Original paper licensed under CC BY 4.0 (http://creativecommons.org/licenses/by/4.0/). This is an AI-generated explanation of the paper below. It is not written by the authors. For technical accuracy, refer to the original paper. Read full disclaimer
Imagine you have a very smart but sometimes biased assistant (a Large Language Model) who is great at writing stories and answering questions. However, this assistant sometimes makes things up or leans too heavily toward one side of an argument. To fix this, you give the assistant a library of books (Retrieval-Augmented Generation, or RAG) to read before answering. The idea is that the books will provide the facts, and the assistant will just summarize them.
But here's the catch: The librarian who picks the books is also biased. If the librarian only hands the assistant books from one political party or only about men, the assistant will write answers that are biased, even if the assistant itself is trying to be fair.
This paper proposes a new way to be the "Librarian" to ensure the assistant gives fair answers. Here is how they do it, broken down into three simple steps:
1. The "Controlled Mix" (Stage 1)
Imagine you have two piles of books: one pile has "Left-leaning" views, and the other has "Right-leaning" views (or one pile is about men, the other about women).
- The Old Way: You just grab the top 5 books that seem most relevant. If the top 5 happen to be all from the "Left" pile, your answer will be biased.
- The New Way: The authors introduce a "mixing machine" (a reranker). Before handing the books to the assistant, this machine deliberately shuffles them. It ensures that if you ask for 5 books, you might get 3 from the Left pile and 2 from the Right, or vice versa. It gives you precise control over the mix of opinions in the stack, without needing to rewrite the books themselves.
2. The "Seat at the Table" (Stage 2)
The researchers discovered something interesting: It matters where the books are placed in the stack.
Think of the stack of books as a row of people sitting at a long table. The assistant (the AI) pays more attention to the people sitting at the head of the table than the people at the very end.
- They ran experiments to see how much influence each "seat" (position 1, position 2, etc.) has on the final answer.
- They found a simple, straight-line relationship: If you put a "Right-leaning" book in seat #1, it pulls the answer strongly to the right. If you put it in seat #5, it pulls the answer much less.
- They built a mathematical model (a "bias propagation map") that predicts exactly how much the final answer will be swayed based on which books are in which seats.
3. The "Fairness Optimizer" (Stage 3)
Now that they know how to mix the books and how much each seat matters, they created a smart calculator (called FARO) to solve the ultimate puzzle.
- The Goal: Pick the best 5 books that are most relevant to the question AND ensure the final answer isn't biased.
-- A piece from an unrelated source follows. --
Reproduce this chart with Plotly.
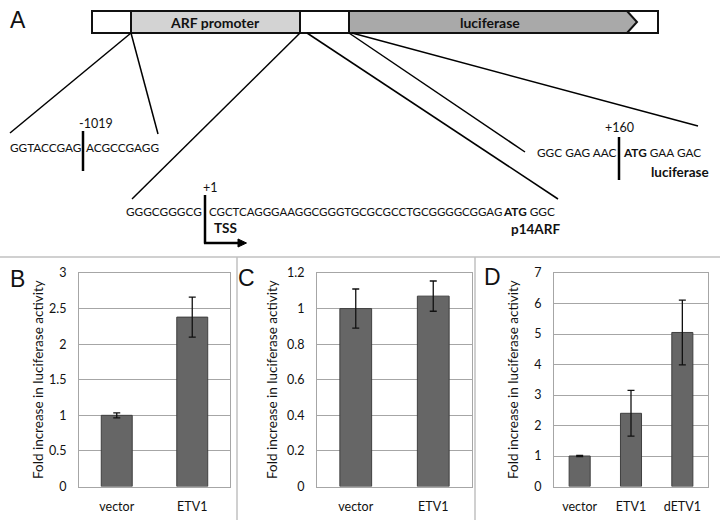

- The Problem: If you try to check every possible combination of books for every question, it takes forever (like trying to solve a giant Sudoku puzzle for every single question).
- The Solution (FARO): The authors invented a shortcut. Instead of solving one giant, impossible puzzle, they broke it down into many small, easy puzzles (one for each question). They use a clever math trick to turn the "fairness" requirement into a simple adjustment.
- The Result: The system quickly finds the perfect mix of books. It might sacrifice a tiny bit of "perfect relevance" (picking the absolute best book) to ensure the final answer is perfectly balanced between the two groups.
The Bottom Line
The paper shows that by carefully controlling which documents are retrieved and where they are placed in the list, you can stop the AI from being biased without needing to retrain the AI itself.
- What they proved: Their method works on different types of AI models and for different topics (like politics and gender).
- The Trade-off: You can choose how strict you want to be. You can say, "I want the answer to be 100% fair," or "I want it to be mostly fair but keep the relevance high." Their tool lets you slide between these options easily.
- The Limit: If the AI itself is extremely biased (like a person who refuses to listen to the other side no matter what), the tool can only do so much. But for most cases, it successfully balances the scales.
In short, they built a "Fair Librarian" that knows exactly how to arrange the books on the shelf so the AI reads a balanced story.